+++ Given information +++
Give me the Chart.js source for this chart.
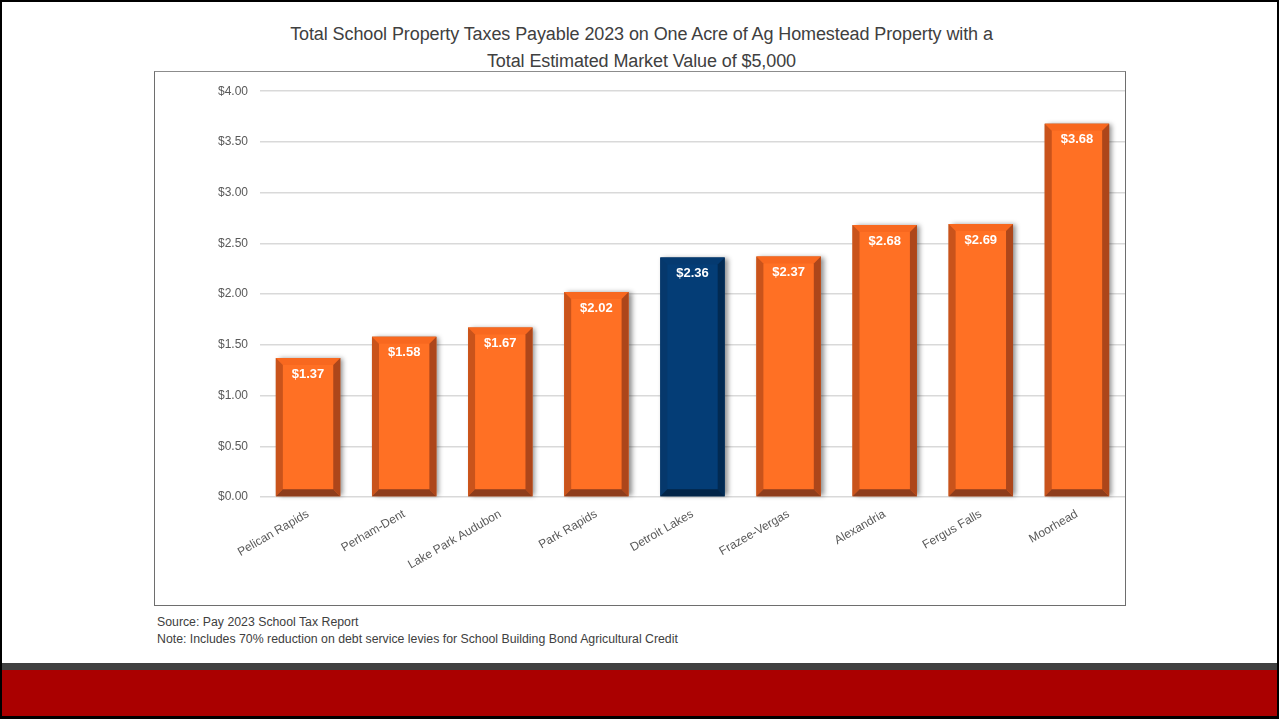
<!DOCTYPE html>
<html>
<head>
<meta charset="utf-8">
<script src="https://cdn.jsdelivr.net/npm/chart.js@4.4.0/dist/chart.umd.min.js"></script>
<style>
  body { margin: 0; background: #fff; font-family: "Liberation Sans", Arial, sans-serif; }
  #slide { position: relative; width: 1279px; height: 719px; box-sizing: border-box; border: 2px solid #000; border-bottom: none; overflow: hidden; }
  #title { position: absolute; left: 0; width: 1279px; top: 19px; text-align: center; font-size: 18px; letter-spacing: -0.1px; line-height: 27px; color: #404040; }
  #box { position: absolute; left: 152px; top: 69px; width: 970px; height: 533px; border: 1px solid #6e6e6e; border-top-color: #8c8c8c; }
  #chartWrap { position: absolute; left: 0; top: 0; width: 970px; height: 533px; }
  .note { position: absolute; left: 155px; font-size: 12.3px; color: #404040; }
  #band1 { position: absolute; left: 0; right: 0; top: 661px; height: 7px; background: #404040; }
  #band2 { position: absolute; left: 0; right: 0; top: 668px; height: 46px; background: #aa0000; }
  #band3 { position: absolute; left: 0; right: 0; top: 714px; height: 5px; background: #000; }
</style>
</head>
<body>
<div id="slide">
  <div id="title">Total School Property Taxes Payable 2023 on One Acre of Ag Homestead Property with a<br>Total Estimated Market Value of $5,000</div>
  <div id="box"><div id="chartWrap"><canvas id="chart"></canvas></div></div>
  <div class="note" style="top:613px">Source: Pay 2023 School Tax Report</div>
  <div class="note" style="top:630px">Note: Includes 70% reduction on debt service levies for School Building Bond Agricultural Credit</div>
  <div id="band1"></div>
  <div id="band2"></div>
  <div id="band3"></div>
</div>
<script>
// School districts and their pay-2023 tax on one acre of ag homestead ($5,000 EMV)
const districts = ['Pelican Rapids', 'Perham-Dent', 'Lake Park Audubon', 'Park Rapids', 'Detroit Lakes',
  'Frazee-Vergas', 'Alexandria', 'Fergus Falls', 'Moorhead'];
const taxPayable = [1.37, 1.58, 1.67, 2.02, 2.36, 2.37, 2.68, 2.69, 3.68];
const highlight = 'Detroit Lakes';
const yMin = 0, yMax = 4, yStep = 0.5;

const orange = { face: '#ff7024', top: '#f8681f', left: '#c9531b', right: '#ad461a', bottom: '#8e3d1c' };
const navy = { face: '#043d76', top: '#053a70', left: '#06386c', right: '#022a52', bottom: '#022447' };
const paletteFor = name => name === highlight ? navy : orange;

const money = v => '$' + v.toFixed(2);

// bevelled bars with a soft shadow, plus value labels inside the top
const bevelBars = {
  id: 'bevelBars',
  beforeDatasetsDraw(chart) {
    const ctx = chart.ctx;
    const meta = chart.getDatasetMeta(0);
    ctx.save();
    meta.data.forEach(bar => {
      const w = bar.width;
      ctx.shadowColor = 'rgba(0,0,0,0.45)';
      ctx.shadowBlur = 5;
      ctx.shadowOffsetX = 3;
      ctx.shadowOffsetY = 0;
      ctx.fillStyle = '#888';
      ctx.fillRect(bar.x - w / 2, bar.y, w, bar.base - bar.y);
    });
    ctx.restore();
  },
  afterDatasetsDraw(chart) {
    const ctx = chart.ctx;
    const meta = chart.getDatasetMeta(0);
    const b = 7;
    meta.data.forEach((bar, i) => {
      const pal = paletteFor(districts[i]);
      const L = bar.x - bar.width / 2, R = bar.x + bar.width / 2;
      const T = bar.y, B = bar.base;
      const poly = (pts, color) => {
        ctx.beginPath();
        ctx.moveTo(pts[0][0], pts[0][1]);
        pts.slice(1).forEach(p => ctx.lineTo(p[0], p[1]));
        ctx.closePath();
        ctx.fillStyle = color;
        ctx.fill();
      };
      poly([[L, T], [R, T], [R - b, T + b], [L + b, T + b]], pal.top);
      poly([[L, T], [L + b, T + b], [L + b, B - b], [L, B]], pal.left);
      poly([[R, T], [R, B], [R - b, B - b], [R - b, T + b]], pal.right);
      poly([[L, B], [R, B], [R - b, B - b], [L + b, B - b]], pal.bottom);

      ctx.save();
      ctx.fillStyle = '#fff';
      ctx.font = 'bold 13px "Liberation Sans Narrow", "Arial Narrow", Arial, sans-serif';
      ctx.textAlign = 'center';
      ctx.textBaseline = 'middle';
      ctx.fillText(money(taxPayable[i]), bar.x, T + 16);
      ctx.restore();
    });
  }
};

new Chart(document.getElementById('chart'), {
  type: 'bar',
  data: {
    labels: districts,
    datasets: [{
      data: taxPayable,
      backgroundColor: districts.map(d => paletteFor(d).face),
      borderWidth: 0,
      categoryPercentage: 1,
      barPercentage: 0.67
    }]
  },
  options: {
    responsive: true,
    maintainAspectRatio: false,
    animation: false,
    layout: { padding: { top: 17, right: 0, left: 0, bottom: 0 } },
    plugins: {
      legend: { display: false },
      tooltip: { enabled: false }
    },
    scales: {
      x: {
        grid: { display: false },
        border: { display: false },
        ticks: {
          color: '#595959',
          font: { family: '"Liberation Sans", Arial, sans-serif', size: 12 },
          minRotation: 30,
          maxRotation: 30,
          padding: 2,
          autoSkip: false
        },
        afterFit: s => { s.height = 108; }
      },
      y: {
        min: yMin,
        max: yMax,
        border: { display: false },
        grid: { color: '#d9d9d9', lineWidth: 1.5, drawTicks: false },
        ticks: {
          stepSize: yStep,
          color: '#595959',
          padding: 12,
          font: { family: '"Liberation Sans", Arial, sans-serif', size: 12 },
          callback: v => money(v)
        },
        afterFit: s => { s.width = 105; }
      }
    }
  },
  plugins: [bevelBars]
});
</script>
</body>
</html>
+++
Give back the whole listing as it stands, minus its pictures.

*Final result*:
Give me the Chart.js source for this chart.
<!DOCTYPE html>
<html>
<head>
<meta charset="utf-8">
<script src="https://cdn.jsdelivr.net/npm/chart.js@4.4.0/dist/chart.umd.min.js"></script>
<style>
  body { margin: 0; background: #fff; font-family: "Liberation Sans", Arial, sans-serif; }
  #slide { position: relative; width: 1279px; height: 719px; box-sizing: border-box; border: 2px solid #000; border-bottom: none; overflow: hidden; }
  #title { position: absolute; left: 0; width: 1279px; top: 19px; text-align: center; font-size: 18px; letter-spacing: -0.1px; line-height: 27px; color: #404040; }
  #box { position: absolute; left: 152px; top: 69px; width: 970px; height: 533px; border: 1px solid #6e6e6e; border-top-color: #8c8c8c; }
  #chartWrap { position: absolute; left: 0; top: 0; width: 970px; height: 533px; }
  .note { position: absolute; left: 155px; font-size: 12.3px; color: #404040; }
  #band1 { position: absolute; left: 0; right: 0; top: 661px; height: 7px; background: #404040; }
  #band2 { position: absolute; left: 0; right: 0; top: 668px; height: 46px; background: #aa0000; }
  #band3 { position: absolute; left: 0; right: 0; top: 714px; height: 5px; background: #000; }
</style>
</head>
<body>
<div id="slide">
  <div id="title">Total School Property Taxes Payable 2023 on One Acre of Ag Homestead Property with a<br>Total Estimated Market Value of $5,000</div>
  <div id="box"><div id="chartWrap"><canvas id="chart"></canvas></div></div>
  <div class="note" style="top:613px">Source: Pay 2023 School Tax Report</div>
  <div class="note" style="top:630px">Note: Includes 70% reduction on debt service levies for School Building Bond Agricultural Credit</div>
  <div id="band1"></div>
  <div id="band2"></div>
  <div id="band3"></div>
</div>
<script>
// School districts and their pay-2023 tax on one acre of ag homestead ($5,000 EMV)
const districts = ['Pelican Rapids', 'Perham-Dent', 'Lake Park Audubon', 'Park Rapids', 'Detroit Lakes',
  'Frazee-Vergas', 'Alexandria', 'Fergus Falls', 'Moorhead'];
const taxPayable = [1.37, 1.58, 1.67, 2.02, 2.36, 2.37, 2.68, 2.69, 3.68];
const highlight = 'Detroit Lakes';
const yMin = 0, yMax = 4, yStep = 0.5;

const orange = { face: '#ff7024', top: '#f8681f', left: '#c9531b', right: '#ad461a', bottom: '#8e3d1c' };
const navy = { face: '#043d76', top: '#053a70', left: '#06386c', right: '#022a52', bottom: '#022447' };
const paletteFor = name => name === highlight ? navy : orange;

const money = v => '$' + v.toFixed(2);

// bevelled bars with a soft shadow, plus value labels inside the top
const bevelBars = {
  id: 'bevelBars',
  beforeDatasetsDraw(chart) {
    const ctx = chart.ctx;
    const meta = chart.getDatasetMeta(0);
    ctx.save();
    meta.data.forEach(bar => {
      const w = bar.width;
      ctx.shadowColor = 'rgba(0,0,0,0.45)';
      ctx.shadowBlur = 5;
      ctx.shadowOffsetX = 3;
      ctx.shadowOffsetY = 0;
      ctx.fillStyle = '#888';
      ctx.fillRect(bar.x - w / 2, bar.y, w, bar.base - bar.y);
    });
    ctx.restore();
  },
  afterDatasetsDraw(chart) {
    const ctx = chart.ctx;
    const meta = chart.getDatasetMeta(0);
    const b = 7;
    meta.data.forEach((bar, i) => {
      const pal = paletteFor(districts[i]);
      const L = bar.x - bar.width / 2, R = bar.x + bar.width / 2;
      const T = bar.y, B = bar.base;
      const poly = (pts, color) => {
        ctx.beginPath();
        ctx.moveTo(pts[0][0], pts[0][1]);
        pts.slice(1).forEach(p => ctx.lineTo(p[0], p[1]));
        ctx.closePath();
        ctx.fillStyle = color;
        ctx.fill();
      };
      poly([[L, T], [R, T], [R - b, T + b], [L + b, T + b]], pal.top);
      poly([[L, T], [L + b, T + b], [L + b, B - b], [L, B]], pal.left);
      poly([[R, T], [R, B], [R - b, B - b], [R - b, T + b]], pal.right);
      poly([[L, B], [R, B], [R - b, B - b], [L + b, B - b]], pal.bottom);

      ctx.save();
      ctx.fillStyle = '#fff';
      ctx.font = 'bold 13px "Liberation Sans Narrow", "Arial Narrow", Arial, sans-serif';
      ctx.textAlign = 'center';
      ctx.textBaseline = 'middle';
      ctx.fillText(money(taxPayable[i]), bar.x, T + 16);
      ctx.restore();
    });
  }
};

new Chart(document.getElementById('chart'), {
  type: 'bar',
  data: {
    labels: districts,
    datasets: [{
      data: taxPayable,
      backgroundColor: districts.map(d => paletteFor(d).face),
      borderWidth: 0,
      categoryPercentage: 1,
      barPercentage: 0.67
    }]
  },
  options: {
    responsive: true,
    maintainAspectRatio: false,
    animation: false,
    layout: { padding: { top: 17, right: 0, left: 0, bottom: 0 } },
    plugins: {
      legend: { display: false },
      tooltip: { enabled: false }
    },
    scales: {
      x: {
        grid: { display: false },
        border: { display: false },
        ticks: {
          color: '#595959',
          font: { family: '"Liberation Sans", Arial, sans-serif', size: 12 },
          minRotation: 30,
          maxRotation: 30,
          padding: 2,
          autoSkip: false
        },
        afterFit: s => { s.height = 108; }
      },
      y: {
        min: yMin,
        max: yMax,
        border: { display: false },
        grid: { color: '#d9d9d9', lineWidth: 1.5, drawTicks: false },
        ticks: {
          stepSize: yStep,
          color: '#595959',
          padding: 12,
          font: { family: '"Liberation Sans", Arial, sans-serif', size: 12 },
          callback: v => money(v)
        },
        afterFit: s => { s.width = 105; }
      }
    }
  },
  plugins: [bevelBars]
});
</script>
</body>
</html>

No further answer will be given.